DR DIPLAL MAROAM
Tout système de pouvoir faisant fi de la voix du peuple, qui tourne le dos de manière répétitive aux revendications de la rue, s’exposerait, tôt ou tard, aux conséquences les plus désastreuses, pouvant même aboutir à une déchéance politique prématurée de celui qui le perpétue. Tel est l’enseignement fondamental qu’ont fait remonter à la surface les 10 années du printemps arabe célébrées ce mois-ci.
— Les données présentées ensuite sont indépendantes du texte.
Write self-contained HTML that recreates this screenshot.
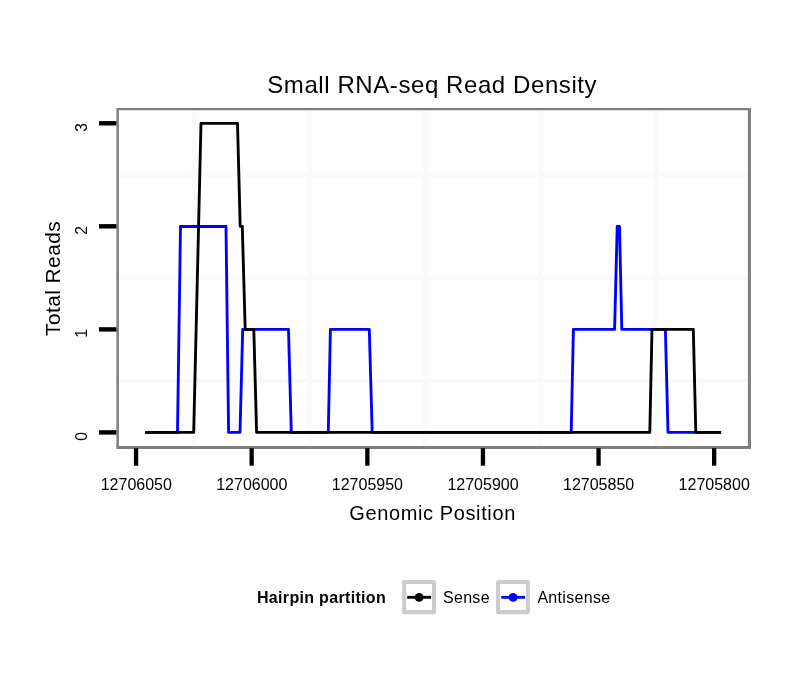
<!DOCTYPE html>
<html>
<head>
<meta charset="utf-8">
<title>Small RNA-seq Read Density</title>
<style>
html,body{margin:0;padding:0;background:#fff;}
body{width:810px;height:690px;overflow:hidden;}
svg{display:block;}
text{font-family:"Liberation Sans",Arial,Helvetica,sans-serif;fill:#000;}
</style>
</head>
<body>
<svg width="810" height="690" viewBox="0 0 810 690">
<rect x="0" y="0" width="810" height="690" fill="#ffffff"/>

<!-- minor gridlines -->
<g stroke="#fafafa" stroke-width="4.3" fill="none">
<line x1="193.9" y1="109" x2="193.9" y2="447"/>
<line x1="309.6" y1="109" x2="309.6" y2="447"/>
<line x1="425.2" y1="109" x2="425.2" y2="447"/>
<line x1="540.8" y1="109" x2="540.8" y2="447"/>
<line x1="656.5" y1="109" x2="656.5" y2="447"/>
<line x1="118" y1="174.9" x2="749" y2="174.9"/>
<line x1="118" y1="277.9" x2="749" y2="277.9"/>
<line x1="118" y1="380.9" x2="749" y2="380.9"/>
</g>

<!-- data lines -->
<g fill="none" stroke-width="2.85" stroke-linejoin="round" stroke-linecap="butt">
<polyline stroke="#0000ff" points="145,432.4 177.5,432.4 180.5,226.5 226,226.5 228.6,432.4 240,432.4 242.7,329.4 288.5,329.4 291.3,432.4 328.3,432.4 330.4,329.4 369.3,329.4 372.2,432.4 571.2,432.4 573.4,329.4 614.6,329.4 617.2,226.3 619.5,226.3 621.8,329.4 665.4,329.4 668,432.4 721.1,432.4"/>
<polyline stroke="#000000" points="145,432.4 193.7,432.4 201,123.3 237.5,123.3 240.2,226.4 242.3,226.4 245.2,329.4 253.8,329.4 256.6,432.4 649.8,432.4 652,329.4 693.3,329.4 695.8,432.4 721.1,432.4"/>
</g>

<!-- panel border -->
<path fill="#7f7f7f" fill-rule="evenodd" d="M116.4,107.9 H751 V448.9 H116.4 Z M118.9,110.2 V445.9 H747.9 V110.2 Z"/>

<!-- ticks -->
<g fill="#000">
<rect x="99" y="121.1" width="17.4" height="4.4"/>
<rect x="99" y="224.1" width="17.4" height="4.4"/>
<rect x="99" y="327.2" width="17.4" height="4.4"/>
<rect x="99" y="430.2" width="17.4" height="4.4"/>
<rect x="133.9" y="448.2" width="4.3" height="17.5"/>
<rect x="249.5" y="448.2" width="4.3" height="17.5"/>
<rect x="365.2" y="448.2" width="4.3" height="17.5"/>
<rect x="480.8" y="448.2" width="4.3" height="17.5"/>
<rect x="596.4" y="448.2" width="4.3" height="17.5"/>
<rect x="712.0" y="448.2" width="4.3" height="17.5"/>
</g>

<!-- y tick labels -->
<g font-size="15.7" text-anchor="end">
<text transform="translate(87.2,123.0) rotate(-90)">3</text>
<text transform="translate(87.2,226.0) rotate(-90)">2</text>
<text transform="translate(87.2,329.1) rotate(-90)">1</text>
<text transform="translate(87.2,432.1) rotate(-90)">0</text>
</g>

<!-- x tick labels -->
<g font-size="16" text-anchor="middle">
<text x="136.3" y="490">12706050</text>
<text x="251.8" y="490">12706000</text>
<text x="367.4" y="490">12705950</text>
<text x="483.0" y="490">12705900</text>
<text x="598.6" y="490">12705850</text>
<text x="714.2" y="490">12705800</text>
</g>

<!-- titles -->
<text x="432.2" y="92.6" font-size="24" letter-spacing="0.58" text-anchor="middle">Small RNA-seq Read Density</text>
<text x="432.6" y="519.9" font-size="20" letter-spacing="0.62" text-anchor="middle">Genomic Position</text>
<text transform="translate(59.8,278.4) rotate(-90)" font-size="20.9" letter-spacing="0.44" text-anchor="middle">Total Reads</text>

<!-- legend -->
<text x="257" y="602.8" font-size="16" letter-spacing="0.32" font-weight="bold">Hairpin partition</text>
<g fill="#ffffff" stroke="#cccccc" stroke-width="4.1" stroke-linejoin="round">
<rect x="404.2" y="582" width="29.8" height="30.1"/>
<rect x="498.1" y="582" width="29.8" height="30.1"/>
</g>
<g stroke-width="2.85" fill="none">
<line x1="407.2" y1="597.3" x2="431.1" y2="597.3" stroke="#000"/>
<line x1="501.2" y1="597.3" x2="525.1" y2="597.3" stroke="#0000ff"/>
</g>
<circle cx="419.1" cy="597.4" r="4.4" fill="#000"/>
<circle cx="513.1" cy="597.4" r="4.4" fill="#0000ff"/>
<text x="443.1" y="602.8" font-size="16" letter-spacing="0.27">Sense</text>
<text x="537.4" y="602.8" font-size="16" letter-spacing="0.31">Antisense</text>
</svg>
</body>
</html>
S’il est vrai que la rue n’est pas le centre névralgique de gouvernance, elle constitue néanmoins l’élément incontournable dans la transmission du pouvoir.
En effet, le geste désespéré d’un vendeur à la sauvette, Mohamed Bouazizi, excédé par les harcèlements policiers, s’immolant par le feu le 17 décembre 2010 dans la petite ville défavorisée de Sidi Bouzid en Tunisie, avait déclenché une vague de manifestations à travers le pays. S’il est vrai que de telles manifestations avaient eu lieu auparavant de manière sporadique, c’est toujours aux méthodes de la force que le pouvoir avait eu recours pour les étouffer. Or, la répression violente n’avait fait qu’attiser le feu qui couvait déjà sous les cendres et ce qui devait arriver arriva dix jours après la mort de ses blessures du marchand ambulant, soit le 14 janvier 2011.
Ce jour-là, la fuite du président tunisien, Ibidine Ben Ali, au pouvoir alors depuis 23 ans, pour l’Arabie Saoudite, avait produit un effet boule de neige puisque pendant toute l’année 2011, la quasi-totalité des États arabes, de la Tunisie au Yémen en passant par l’Égypte, la Libye ou la Syrie, était la proie des soulèvements populaires plus ou moins importants. Même si ces mouvements de contestation possèdent des spécificités inhérentes aux pays où – et conditions dans lesquelles – ils surgissent, leur dénominateur commun constitue toujours un message de détresse à forte dimension sociale qui doit être entendu. Mais au-delà des promesses, y a-t-il réellement une volonté politique de rectifier le tir ?
Chez nous, le Premier ministre avait tenu à faire une déclaration à la nation par rapport à ses projets à venir dans le sillage de la manifestation monstre organisée dans la capitale le 29 août dernier. Mais qu’est-ce qui en a découlé réellement ? Aujourd’hui, les problèmes de fond qui avaient motivé ce mouvement, notamment le pouvoir d’achat, la défaillance des institutions, la corruption, entre autres, demeurent entiers. Certes, entre-temps, la COVID-19 est passée par là et est venue corser une addition déjà salée mais doit-on pour autant tout mettre sur le dos de cette pandémie ?
En effet, si le pouvoir d’achat des Mauriciens a fait un plongeon spectaculaire ces derniers temps, ce malgré les efforts certes louables du gouvernement d’offrir une assistance financière en guise de dépannage aux travailleurs les plus durement touchés, par le truchement du Wage Assistance Scheme (WAS) et du Self-Employed Assistance Scheme (SEAS) – après avoir accordé une augmentation non négligeable de la pension universelle en décembre 2019 – et prenant en compte l’effet contraire du taux de change roupie/dollar, qu’en est-il des abus et autres pratiques malveillantes de la part des commerçants comme l’imposition des marges de profits exorbitantes, dépassant largement ce qu’autorise la loi; de la hausse des prix sur les anciens stocks, etc ? Où sont passés les inspecteurs censés rectifier cette pagaille indescriptible dans le commerce pour mieux tondre les consommateurs ?
D’autre part, dans les secteurs où doit primer le mérite, à l’instar de ceux de l’embauche, d’allocation de contrats, permis…, depuis l’accession au pouvoir de ce régime en décembre 2014, la perception du public n’a pas cessé de se dégrader. De sorte qu’aujourd’hui, sans le piston ou une connexion appropriée, aucun avancement personnel ne serait possible. Et les Kistnen Papers n’ont fait qu’amplifier cette perception même s’il appartient finalement aux autorités compétentes de se prononcer sur cette affaire. Mais toujours est-il que le silence des protagonistes de cette saga ne fait qu’ajouter l’insulte à l’injure. L’on ne déclare pas, par exemple, avoir effectué « une petite enquête » pour tenter de dédouaner un collègue alors que les éléments de cette enquête ne sont pas dévoilés. L’opacité constitue toujours un facteur clé dans la chute d’un régime politique et ce ne sont certainement pas les déchus du printemps arabe qui diront le contraire.